- _Task goal_: Print the listing in its entirety and exactly, leaving out images.

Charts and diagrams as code
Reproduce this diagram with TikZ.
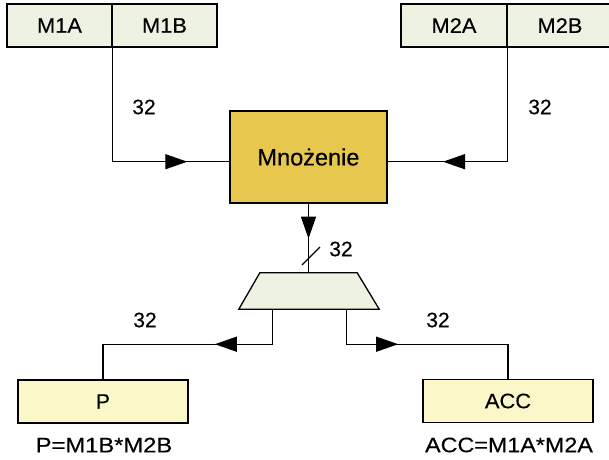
\documentclass[tikz,border=0pt]{standalone}
\usepackage{fontspec}
\setmainfont{Liberation Sans}[FakeBold=0.3]
\usetikzlibrary{arrows.meta,decorations.markings}

\definecolor{regfill}{RGB}{238,242,226}
\definecolor{mulfill}{RGB}{232,199,79}
\definecolor{outfill}{RGB}{251,247,201}

% horizontally widened text, as in the figure's lettering
\newcommand{\wide}[2][1.04]{\scalebox{#1}[1]{#2}}

\tikzset{
  box/.style={draw=black, line width=1.3pt, inner sep=0pt, anchor=center,
              font=\fontsize{21}{23}\selectfont},
  regbox/.style={box, fill=regfill, minimum width=105pt, minimum height=43pt},
  outbox/.style={box, fill=outfill, minimum width=170pt, minimum height=43pt},
  mulbox/.style={box, fill=mulfill, minimum width=157pt, minimum height=92pt,
                 font=\fontsize{23.5}{25}\selectfont},
  wire/.style={draw=black, line width=1.2pt},
  lbl/.style={font=\fontsize{21}{23}\selectfont, inner sep=0pt},
  eqn/.style={font=\fontsize{21}{23}\selectfont, inner sep=0pt},
  tipat/.style={postaction={decorate}, decoration={markings,
      mark=at position #1 with {\arrow{Triangle[length=22pt,width=15pt]}}}}
}

\begin{document}
\begin{tikzpicture}[x=1pt,y=-1pt]
  \useasboundingbox (0,0) rectangle (609,459);

  % operand registers
  \node[regbox] (m1a) at (59.5,25.5)  {\wide{M1A}};
  \node[regbox] (m1b) at (164.5,25.5) {\wide{M1B}};
  \node[regbox, minimum width=106pt] (m2a) at (454,25.5) {\wide{M2A}};
  \node[regbox, minimum width=106pt] (m2b) at (560,25.5) {\wide{M2B}};

  % multiplier
  \node[mulbox] (mul) at (308.5,157) {Mnożenie};

  % demultiplexer
  \node[inner sep=0pt, minimum width=140pt, minimum height=36pt] (mux) at (309,291) {};
  \draw[line width=1.3pt, fill=regfill]
    (mux.south west) -- (mux.south east) -- ([xshift=-22pt]mux.north east)
    -- ([xshift=21pt]mux.north west) -- cycle;

  % result registers
  \node[outbox] (p)   at (103,401.5) {P};
  \node[outbox] (acc) at (508,401)   {\wide{ACC}};

  % operand buses
  \path[wire, tipat=188.7pt] (m1a.south east) |- ([yshift=-4.7pt]mul.west);
  \path[wire, tipat=178.7pt] (m2a.south east) |- ([yshift=-4.7pt]mul.east);

  % product bus with width slash
  \path[wire, tipat=35pt] (mul.south) -- (mul.south |- mux.north);
  \coordinate (sl) at (311,256);
  \draw[line width=1.2pt] ([shift={(-9pt,-9pt)}]sl) -- ([shift={(9pt,9pt)}]sl);

  % outputs
  \path[wire, tipat=93pt] ([xshift=34pt]mux.south west) -- ++(0,35) -| (p.north);
  \path[wire, tipat=87pt] ([xshift=-33pt]mux.south east) -- ++(0,35) -| (acc.north);

  % bus widths
  \node[lbl] (w1) at (144,107) {32};
  \node[lbl] (w2) at (540,107) {32};
  \node[lbl] (w3) at (341,249) {32};
  \node[lbl] (w4) at (145,320) {32};
  \node[lbl] (w5) at (438,320) {32};

  % result equations
  \node[eqn] (e1) at (104,445) {\wide[1.13]{P=M1B*M2B}};
  \node[eqn] (e2) at (509,445) {\wide[1.11]{ACC=M1A*M2A}};
\end{tikzpicture}
\end{document}
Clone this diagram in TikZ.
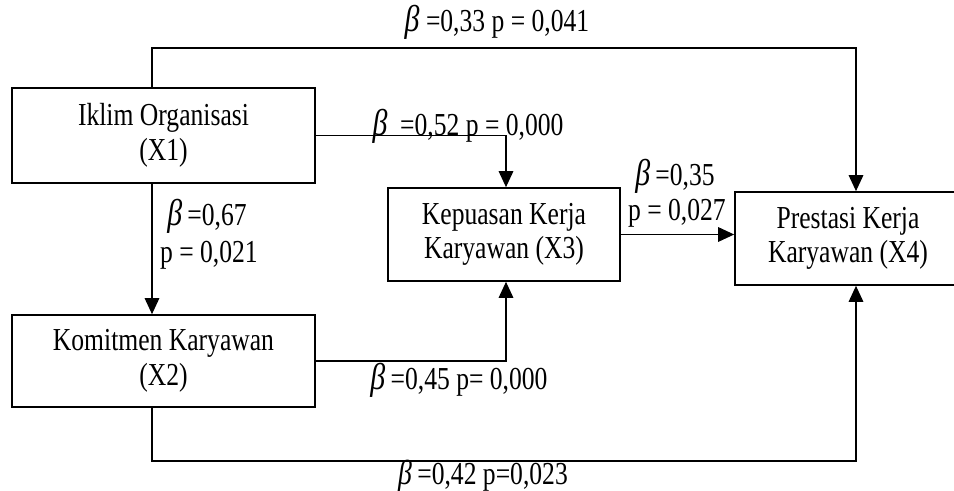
\documentclass[tikz,border=0pt]{standalone}
\usepackage{fontspec}
\setmainfont{Liberation Serif}[FakeStretch=0.8]
\usetikzlibrary{arrows.meta}
\newcommand{\bt}{{\fontsize{28}{26}\selectfont\itshape β}}
\newcommand{\btsmall}{{\fontsize{26}{26}\selectfont\itshape β}}
\begin{document}
\begin{tikzpicture}[x=0.75pt,y=-0.75pt,
  box/.style={draw,line width=1.3pt,rectangle,align=center,inner sep=0pt,
    font=\fontsize{24}{26}\selectfont},
  conn/.style={line width=0.8pt,-{Triangle[width=11pt,length=12pt]}},
  lbl/.style={inner sep=0pt,font=\fontsize{24}{26}\selectfont}]
\useasboundingbox (0,0) rectangle (954,491);
\clip (0,0) rectangle (954,491);
\node[box,minimum width=227.25pt,minimum height=71.25pt] (X1) at (163.5,135.5) {Iklim Organisasi\\(X1)};
\node[box,minimum width=227.25pt,minimum height=69pt] (X2) at (163.5,361) {Komitmen Karyawan\\(X2)};
\node[box,minimum width=174pt,minimum height=69.75pt] (X3) at (504,234.5) {Kepuasan Kerja\\Karyawan (X3)};
\node[box,minimum width=169.5pt,minimum height=69.75pt] (X4) at (848,238.5) {Prestasi Kerja\\Karyawan (X4)};
\coordinate (c1) at (152,0);
\coordinate (c3) at (506,0);
\coordinate (c4) at (856,0);
\coordinate (yT) at (0,48);
\coordinate (yB) at (0,461);
\draw[conn] (X1.north -| c1) -- (c1 |- yT) -- (c4 |- yT) -- (X4.north -| c4);
\draw[conn] (X1.east) -| (X3.north -| c3);
\draw[conn] (X1.south -| c1) -- (X2.north -| c1);
\draw[conn] (X3.east) -- (X4.west |- X3.east);
\draw[conn] (X2.east) -| (X3.south -| c3);
\draw[conn] (X2.south -| c1) -- (c1 |- yB) -- (c4 |- yB) -- (X4.south -| c4);
\node[lbl] (L1) at (497,22) {\bt\ =0,33 p = 0,041};
\node[lbl] (L2) at (468,126) {\bt\ \ =0,52 p = 0,000};
\node[lbl] (L3) at (675,176) {\bt\,=0,35};
\node[lbl] (L4) at (677,213) {p = 0,027};
\node[lbl] (L5) at (207,216) {\bt\,=0,67};
\node[lbl] (L6) at (209,255) {p = 0,021};
\node[lbl] (L7) at (459,380) {\bt\,=0,45 p= 0,000};
\node[lbl] (L8) at (483,476) {\btsmall\,=0,42 p=0,023};
\end{tikzpicture}
\end{document}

- _Exercise response_:
Reproduce this diagram with TikZ.
\documentclass[tikz,border=0pt]{standalone}
\usepackage{fontspec}
\setmainfont{Liberation Sans}[FakeBold=0.3]
\usetikzlibrary{arrows.meta,decorations.markings}

\definecolor{regfill}{RGB}{238,242,226}
\definecolor{mulfill}{RGB}{232,199,79}
\definecolor{outfill}{RGB}{251,247,201}

% horizontally widened text, as in the figure's lettering
\newcommand{\wide}[2][1.04]{\scalebox{#1}[1]{#2}}

\tikzset{
  box/.style={draw=black, line width=1.3pt, inner sep=0pt, anchor=center,
              font=\fontsize{21}{23}\selectfont},
  regbox/.style={box, fill=regfill, minimum width=105pt, minimum height=43pt},
  outbox/.style={box, fill=outfill, minimum width=170pt, minimum height=43pt},
  mulbox/.style={box, fill=mulfill, minimum width=157pt, minimum height=92pt,
                 font=\fontsize{23.5}{25}\selectfont},
  wire/.style={draw=black, line width=1.2pt},
  lbl/.style={font=\fontsize{21}{23}\selectfont, inner sep=0pt},
  eqn/.style={font=\fontsize{21}{23}\selectfont, inner sep=0pt},
  tipat/.style={postaction={decorate}, decoration={markings,
      mark=at position #1 with {\arrow{Triangle[length=22pt,width=15pt]}}}}
}

\begin{document}
\begin{tikzpicture}[x=1pt,y=-1pt]
  \useasboundingbox (0,0) rectangle (609,459);

  % operand registers
  \node[regbox] (m1a) at (59.5,25.5)  {\wide{M1A}};
  \node[regbox] (m1b) at (164.5,25.5) {\wide{M1B}};
  \node[regbox, minimum width=106pt] (m2a) at (454,25.5) {\wide{M2A}};
  \node[regbox, minimum width=106pt] (m2b) at (560,25.5) {\wide{M2B}};

  % multiplier
  \node[mulbox] (mul) at (308.5,157) {Mnożenie};

  % demultiplexer
  \node[inner sep=0pt, minimum width=140pt, minimum height=36pt] (mux) at (309,291) {};
  \draw[line width=1.3pt, fill=regfill]
    (mux.south west) -- (mux.south east) -- ([xshift=-22pt]mux.north east)
    -- ([xshift=21pt]mux.north west) -- cycle;

  % result registers
  \node[outbox] (p)   at (103,401.5) {P};
  \node[outbox] (acc) at (508,401)   {\wide{ACC}};

  % operand buses
  \path[wire, tipat=188.7pt] (m1a.south east) |- ([yshift=-4.7pt]mul.west);
  \path[wire, tipat=178.7pt] (m2a.south east) |- ([yshift=-4.7pt]mul.east);

  % product bus with width slash
  \path[wire, tipat=35pt] (mul.south) -- (mul.south |- mux.north);
  \coordinate (sl) at (311,256);
  \draw[line width=1.2pt] ([shift={(-9pt,-9pt)}]sl) -- ([shift={(9pt,9pt)}]sl);

  % outputs
  \path[wire, tipat=93pt] ([xshift=34pt]mux.south west) -- ++(0,35) -| (p.north);
  \path[wire, tipat=87pt] ([xshift=-33pt]mux.south east) -- ++(0,35) -| (acc.north);

  % bus widths
  \node[lbl] (w1) at (144,107) {32};
  \node[lbl] (w2) at (540,107) {32};
  \node[lbl] (w3) at (341,249) {32};
  \node[lbl] (w4) at (145,320) {32};
  \node[lbl] (w5) at (438,320) {32};

  % result equations
  \node[eqn] (e1) at (104,445) {\wide[1.13]{P=M1B*M2B}};
  \node[eqn] (e2) at (509,445) {\wide[1.11]{ACC=M1A*M2A}};
\end{tikzpicture}
\end{document}
Clone this diagram in TikZ.
\documentclass[tikz,border=0pt]{standalone}
\usepackage{fontspec}
\setmainfont{Liberation Serif}[FakeStretch=0.8]
\usetikzlibrary{arrows.meta}
\newcommand{\bt}{{\fontsize{28}{26}\selectfont\itshape β}}
\newcommand{\btsmall}{{\fontsize{26}{26}\selectfont\itshape β}}
\begin{document}
\begin{tikzpicture}[x=0.75pt,y=-0.75pt,
  box/.style={draw,line width=1.3pt,rectangle,align=center,inner sep=0pt,
    font=\fontsize{24}{26}\selectfont},
  conn/.style={line width=0.8pt,-{Triangle[width=11pt,length=12pt]}},
  lbl/.style={inner sep=0pt,font=\fontsize{24}{26}\selectfont}]
\useasboundingbox (0,0) rectangle (954,491);
\clip (0,0) rectangle (954,491);
\node[box,minimum width=227.25pt,minimum height=71.25pt] (X1) at (163.5,135.5) {Iklim Organisasi\\(X1)};
\node[box,minimum width=227.25pt,minimum height=69pt] (X2) at (163.5,361) {Komitmen Karyawan\\(X2)};
\node[box,minimum width=174pt,minimum height=69.75pt] (X3) at (504,234.5) {Kepuasan Kerja\\Karyawan (X3)};
\node[box,minimum width=169.5pt,minimum height=69.75pt] (X4) at (848,238.5) {Prestasi Kerja\\Karyawan (X4)};
\coordinate (c1) at (152,0);
\coordinate (c3) at (506,0);
\coordinate (c4) at (856,0);
\coordinate (yT) at (0,48);
\coordinate (yB) at (0,461);
\draw[conn] (X1.north -| c1) -- (c1 |- yT) -- (c4 |- yT) -- (X4.north -| c4);
\draw[conn] (X1.east) -| (X3.north -| c3);
\draw[conn] (X1.south -| c1) -- (X2.north -| c1);
\draw[conn] (X3.east) -- (X4.west |- X3.east);
\draw[conn] (X2.east) -| (X3.south -| c3);
\draw[conn] (X2.south -| c1) -- (c1 |- yB) -- (c4 |- yB) -- (X4.south -| c4);
\node[lbl] (L1) at (497,22) {\bt\ =0,33 p = 0,041};
\node[lbl] (L2) at (468,126) {\bt\ \ =0,52 p = 0,000};
\node[lbl] (L3) at (675,176) {\bt\,=0,35};
\node[lbl] (L4) at (677,213) {p = 0,027};
\node[lbl] (L5) at (207,216) {\bt\,=0,67};
\node[lbl] (L6) at (209,255) {p = 0,021};
\node[lbl] (L7) at (459,380) {\bt\,=0,45 p= 0,000};
\node[lbl] (L8) at (483,476) {\btsmall\,=0,42 p=0,023};
\end{tikzpicture}
\end{document}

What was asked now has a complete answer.